** START Provided data **

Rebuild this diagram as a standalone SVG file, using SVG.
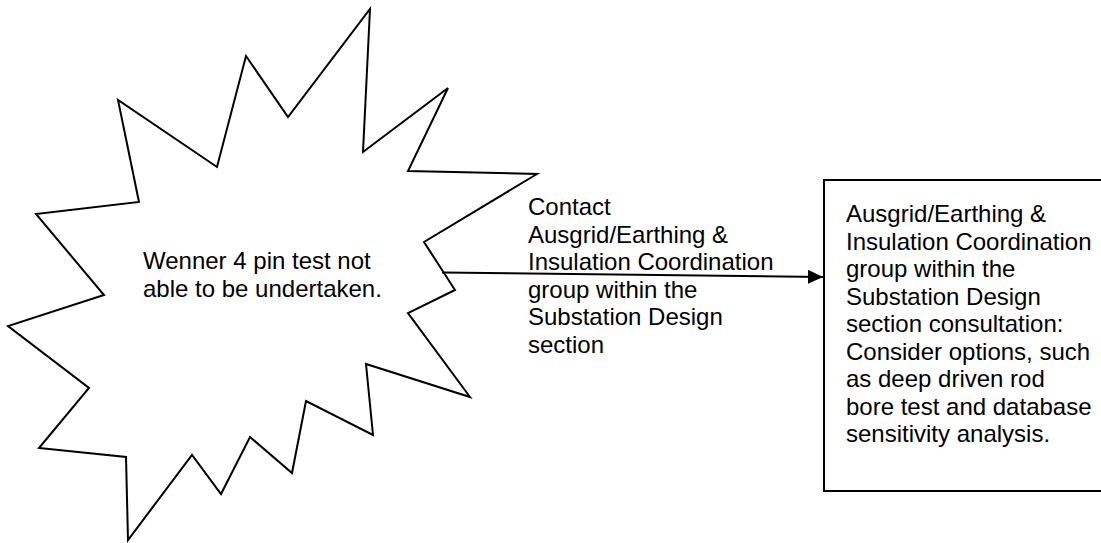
<svg xmlns="http://www.w3.org/2000/svg" width="1101" height="543" viewBox="0 0 1101 543">
<style>
.t{font-family:"Liberation Sans",Arial,sans-serif;font-size:24px;fill:#000}
.s{fill:#fff;stroke:#000;stroke-width:2;stroke-linejoin:miter}
.c{stroke:#000;stroke-width:2;fill:none}
</style>
<defs>
<marker id="ah" markerUnits="userSpaceOnUse" markerWidth="16" markerHeight="14" refX="15" refY="7" orient="auto">
<path d="M0,0 L15,7 L0,14 Z" fill="#000"/>
</marker>
</defs>
<rect width="1101" height="543" fill="#fff"/>
<g id="burst">
<polygon class="s" points="370,9 363,152 448,88 408,171 537,174 424,242 455,290 408,313 470,397 366,364 373,435 306,401 292,473 250,437 221,494 192,455 128,540 126,457 39,448 89,388 8,326 104,295 36,214 139,202 118,100 217,167 246,56 288,117"/>
<text class="t"><tspan x="143" y="269">Wenner 4 pin test not</tspan><tspan x="143" y="296.5">able to be undertaken.</tspan></text>
</g>
<g id="box">
<rect class="s" x="824" y="180" width="300" height="311"/>
<text class="t"><tspan x="846" y="222">Ausgrid/Earthing &amp;</tspan><tspan x="846" y="249.5">Insulation Coordination</tspan><tspan x="846" y="277">group within the</tspan><tspan x="846" y="304.5">Substation Design</tspan><tspan x="846" y="332">section consultation:</tspan><tspan x="846" y="359.5">Consider options, such</tspan><tspan x="846" y="387">as deep driven rod</tspan><tspan x="846" y="414.5">bore test and database</tspan><tspan x="846" y="442">sensitivity analysis.</tspan></text>
</g>
<g id="connectors">
<line class="c" x1="442" y1="272.5" x2="823" y2="277" marker-end="url(#ah)"/>
<text class="t"><tspan x="528" y="215">Contact</tspan><tspan x="528" y="242.5">Ausgrid/Earthing &amp;</tspan><tspan x="528" y="270">Insulation Coordination</tspan><tspan x="528" y="297.5">group within the</tspan><tspan x="528" y="325">Substation Design</tspan><tspan x="528" y="352.5">section</tspan></text>
</g>
</svg>
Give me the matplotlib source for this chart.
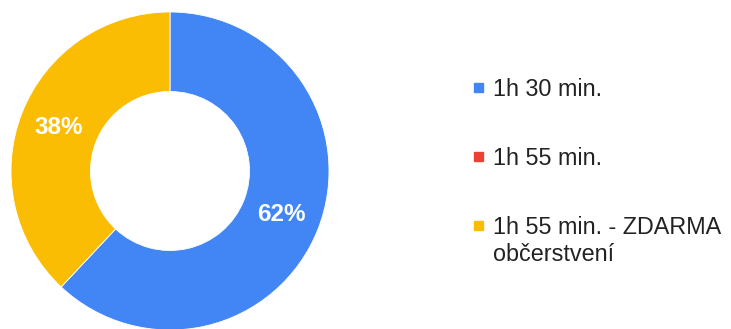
import matplotlib
matplotlib.use("Agg")
import matplotlib.pyplot as plt
from matplotlib.patches import Rectangle

# data
labels = ['1h 30 min.', '1h 55 min.', '1h 55 min. - ZDARMA\nobčerstvení']
values = [62, 0, 38]
colors = ['#4285F4', '#EA4335', '#FBBC04']

W, H = 731, 329
fig = plt.figure(figsize=(W / 100, H / 100), dpi=100)
plt.rcParams['font.family'] = ['Liberation Sans', 'DejaVu Sans']

# donut: centre ~ (170, 171) px, radius ~159 px
ax = fig.add_axes([11 / W, (H - 330) / H, 318 / W, 318 / H])
wedges, texts, autotexts = ax.pie(
    values, colors=colors, startangle=90, counterclock=False,
    autopct=lambda p: f'{p:.0f}%' if p > 0 else '', pctdistance=0.75,
    wedgeprops=dict(width=0.5, edgecolor='white', linewidth=0.6),
    textprops=dict(color='white', fontsize=17.5, fontweight='bold'))
ax.set_xlim(-1, 1)
ax.set_ylim(-1, 1)
ax.set_aspect('equal')

# legend drawn by hand (baseline of first line of each entry, px from top)
baselines = [96, 165, 234]
line_gap = 27
for lab, col, yb in zip(labels, colors, baselines):
    fig.patches.append(Rectangle((474 / W, (H - yb + 4) / H), 9 / W, 9 / H,
                                 transform=fig.transFigure, color=col))
    for i, line in enumerate(lab.split('\n')):
        fig.text(493 / W, (H - yb - i * line_gap) / H, line, fontsize=16.8,
                 color='#222222', va='baseline', ha='left')

fig.savefig('out.png', dpi=100)
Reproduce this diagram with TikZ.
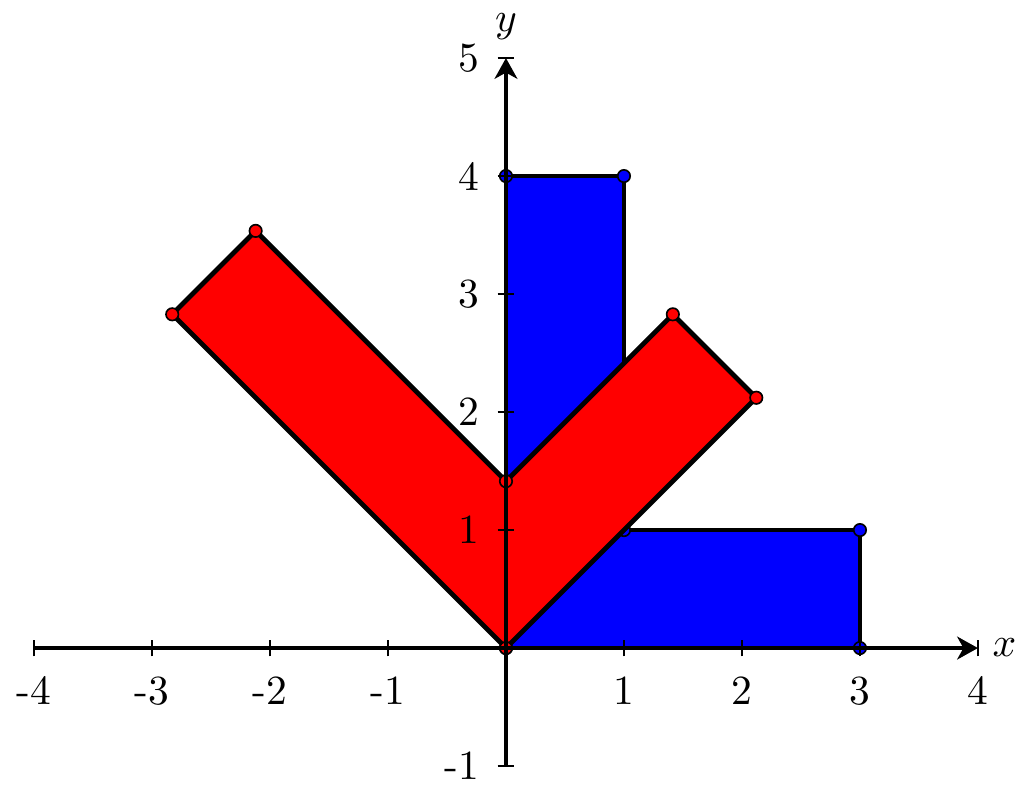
\documentclass[tikz,border=0pt]{standalone}
\usetikzlibrary{arrows.meta}
\begin{document}
\begin{tikzpicture}[x=1cm,y=1cm,
  shapeline/.style={draw=black,line width=1.15pt},
  vdot/.style={circle,draw=black,line width=0.4pt,inner sep=0pt,minimum size=3pt},
  axisline/.style={line width=1.15pt,-{Stealth[length=5pt,width=5.5pt,inset=1.5pt]}},
  tickline/.style={line width=0.4pt}]
\useasboundingbox (-4.288,-1.254) rectangle (4.475,5.492);
% blue L shape
\coordinate (b1) at (0,0);
\coordinate (b2) at (3,0);
\coordinate (b3) at (3,1);
\coordinate (b4) at (1,1);
\coordinate (b5) at (1,4);
\coordinate (b6) at (0,4);
\fill[blue] (b1) -- (b2) -- (b3) -- (b4) -- (b5) -- (b6) -- cycle;
\draw[shapeline] (b1) -- (b2) -- (b3) -- (b4) -- (b5) -- (b6) -- cycle;
\foreach \p in {b1,b2,b3,b4,b5,b6} \node[vdot,fill=blue] at (\p) {};
% red rotated L shape
\begin{scope}[rotate=45]
\coordinate (r1) at (0,0);
\coordinate (r2) at (3,0);
\coordinate (r3) at (3,1);
\coordinate (r4) at (1,1);
\coordinate (r5) at (1,4);
\coordinate (r6) at (0,4);
\end{scope}
\fill[red] (r1) -- (r2) -- (r3) -- (r4) -- (r5) -- (r6) -- cycle;
\draw[shapeline] (r1) -- (r2) -- (r3) -- (r4) -- (r5) -- (r6) -- cycle;
\foreach \p in {r1,r2,r3,r4,r5,r6} \node[vdot,fill=red] at (\p) {};
% axes
\coordinate (xs) at (-4,0);
\coordinate (xe) at (4,0);
\coordinate (ys) at (0,-1);
\coordinate (ye) at (0,5);
\draw[axisline] (xs) -- (xe);
\draw[axisline] (ys) -- (ye);
\foreach \x in {-4,...,4} {
  \draw[tickline] (\x,-0.07) -- (\x,0.07);
}
\foreach \x in {-4,-3,-2,-1,1,2,3,4} {
  \node[below] (xl\x) at (\x,-0.12) {\x};
}
\foreach \y in {-1,...,5} {
  \draw[tickline] (-0.07,\y) -- (0.07,\y);
}
\foreach \y in {-1,1,2,3,4,5} {
  \node[left] (yl\y) at (-0.1,\y) {\y};
}
\node[right] (xlab) at (4.0,0) {$x$};
\node (ylab) at (0,5.27) {$y$};
\end{tikzpicture}
\end{document}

** END Provided data **

Give an exact copy of the material, leaving out every picture.

Rebuild this diagram as a standalone SVG file, using SVG.
<svg xmlns="http://www.w3.org/2000/svg" width="1101" height="543" viewBox="0 0 1101 543">
<style>
.t{font-family:"Liberation Sans",Arial,sans-serif;font-size:24px;fill:#000}
.s{fill:#fff;stroke:#000;stroke-width:2;stroke-linejoin:miter}
.c{stroke:#000;stroke-width:2;fill:none}
</style>
<defs>
<marker id="ah" markerUnits="userSpaceOnUse" markerWidth="16" markerHeight="14" refX="15" refY="7" orient="auto">
<path d="M0,0 L15,7 L0,14 Z" fill="#000"/>
</marker>
</defs>
<rect width="1101" height="543" fill="#fff"/>
<g id="burst">
<polygon class="s" points="370,9 363,152 448,88 408,171 537,174 424,242 455,290 408,313 470,397 366,364 373,435 306,401 292,473 250,437 221,494 192,455 128,540 126,457 39,448 89,388 8,326 104,295 36,214 139,202 118,100 217,167 246,56 288,117"/>
<text class="t"><tspan x="143" y="269">Wenner 4 pin test not</tspan><tspan x="143" y="296.5">able to be undertaken.</tspan></text>
</g>
<g id="box">
<rect class="s" x="824" y="180" width="300" height="311"/>
<text class="t"><tspan x="846" y="222">Ausgrid/Earthing &amp;</tspan><tspan x="846" y="249.5">Insulation Coordination</tspan><tspan x="846" y="277">group within the</tspan><tspan x="846" y="304.5">Substation Design</tspan><tspan x="846" y="332">section consultation:</tspan><tspan x="846" y="359.5">Consider options, such</tspan><tspan x="846" y="387">as deep driven rod</tspan><tspan x="846" y="414.5">bore test and database</tspan><tspan x="846" y="442">sensitivity analysis.</tspan></text>
</g>
<g id="connectors">
<line class="c" x1="442" y1="272.5" x2="823" y2="277" marker-end="url(#ah)"/>
<text class="t"><tspan x="528" y="215">Contact</tspan><tspan x="528" y="242.5">Ausgrid/Earthing &amp;</tspan><tspan x="528" y="270">Insulation Coordination</tspan><tspan x="528" y="297.5">group within the</tspan><tspan x="528" y="325">Substation Design</tspan><tspan x="528" y="352.5">section</tspan></text>
</g>
</svg>
Give me the matplotlib source for this chart.
import matplotlib
matplotlib.use("Agg")
import matplotlib.pyplot as plt
from matplotlib.patches import Rectangle

# data
labels = ['1h 30 min.', '1h 55 min.', '1h 55 min. - ZDARMA\nobčerstvení']
values = [62, 0, 38]
colors = ['#4285F4', '#EA4335', '#FBBC04']

W, H = 731, 329
fig = plt.figure(figsize=(W / 100, H / 100), dpi=100)
plt.rcParams['font.family'] = ['Liberation Sans', 'DejaVu Sans']

# donut: centre ~ (170, 171) px, radius ~159 px
ax = fig.add_axes([11 / W, (H - 330) / H, 318 / W, 318 / H])
wedges, texts, autotexts = ax.pie(
    values, colors=colors, startangle=90, counterclock=False,
    autopct=lambda p: f'{p:.0f}%' if p > 0 else '', pctdistance=0.75,
    wedgeprops=dict(width=0.5, edgecolor='white', linewidth=0.6),
    textprops=dict(color='white', fontsize=17.5, fontweight='bold'))
ax.set_xlim(-1, 1)
ax.set_ylim(-1, 1)
ax.set_aspect('equal')

# legend drawn by hand (baseline of first line of each entry, px from top)
baselines = [96, 165, 234]
line_gap = 27
for lab, col, yb in zip(labels, colors, baselines):
    fig.patches.append(Rectangle((474 / W, (H - yb + 4) / H), 9 / W, 9 / H,
                                 transform=fig.transFigure, color=col))
    for i, line in enumerate(lab.split('\n')):
        fig.text(493 / W, (H - yb - i * line_gap) / H, line, fontsize=16.8,
                 color='#222222', va='baseline', ha='left')

fig.savefig('out.png', dpi=100)
Reproduce this diagram with TikZ.
\documentclass[tikz,border=0pt]{standalone}
\usetikzlibrary{arrows.meta}
\begin{document}
\begin{tikzpicture}[x=1cm,y=1cm,
  shapeline/.style={draw=black,line width=1.15pt},
  vdot/.style={circle,draw=black,line width=0.4pt,inner sep=0pt,minimum size=3pt},
  axisline/.style={line width=1.15pt,-{Stealth[length=5pt,width=5.5pt,inset=1.5pt]}},
  tickline/.style={line width=0.4pt}]
\useasboundingbox (-4.288,-1.254) rectangle (4.475,5.492);
% blue L shape
\coordinate (b1) at (0,0);
\coordinate (b2) at (3,0);
\coordinate (b3) at (3,1);
\coordinate (b4) at (1,1);
\coordinate (b5) at (1,4);
\coordinate (b6) at (0,4);
\fill[blue] (b1) -- (b2) -- (b3) -- (b4) -- (b5) -- (b6) -- cycle;
\draw[shapeline] (b1) -- (b2) -- (b3) -- (b4) -- (b5) -- (b6) -- cycle;
\foreach \p in {b1,b2,b3,b4,b5,b6} \node[vdot,fill=blue] at (\p) {};
% red rotated L shape
\begin{scope}[rotate=45]
\coordinate (r1) at (0,0);
\coordinate (r2) at (3,0);
\coordinate (r3) at (3,1);
\coordinate (r4) at (1,1);
\coordinate (r5) at (1,4);
\coordinate (r6) at (0,4);
\end{scope}
\fill[red] (r1) -- (r2) -- (r3) -- (r4) -- (r5) -- (r6) -- cycle;
\draw[shapeline] (r1) -- (r2) -- (r3) -- (r4) -- (r5) -- (r6) -- cycle;
\foreach \p in {r1,r2,r3,r4,r5,r6} \node[vdot,fill=red] at (\p) {};
% axes
\coordinate (xs) at (-4,0);
\coordinate (xe) at (4,0);
\coordinate (ys) at (0,-1);
\coordinate (ye) at (0,5);
\draw[axisline] (xs) -- (xe);
\draw[axisline] (ys) -- (ye);
\foreach \x in {-4,...,4} {
  \draw[tickline] (\x,-0.07) -- (\x,0.07);
}
\foreach \x in {-4,-3,-2,-1,1,2,3,4} {
  \node[below] (xl\x) at (\x,-0.12) {\x};
}
\foreach \y in {-1,...,5} {
  \draw[tickline] (-0.07,\y) -- (0.07,\y);
}
\foreach \y in {-1,1,2,3,4,5} {
  \node[left] (yl\y) at (-0.1,\y) {\y};
}
\node[right] (xlab) at (4.0,0) {$x$};
\node (ylab) at (0,5.27) {$y$};
\end{tikzpicture}
\end{document}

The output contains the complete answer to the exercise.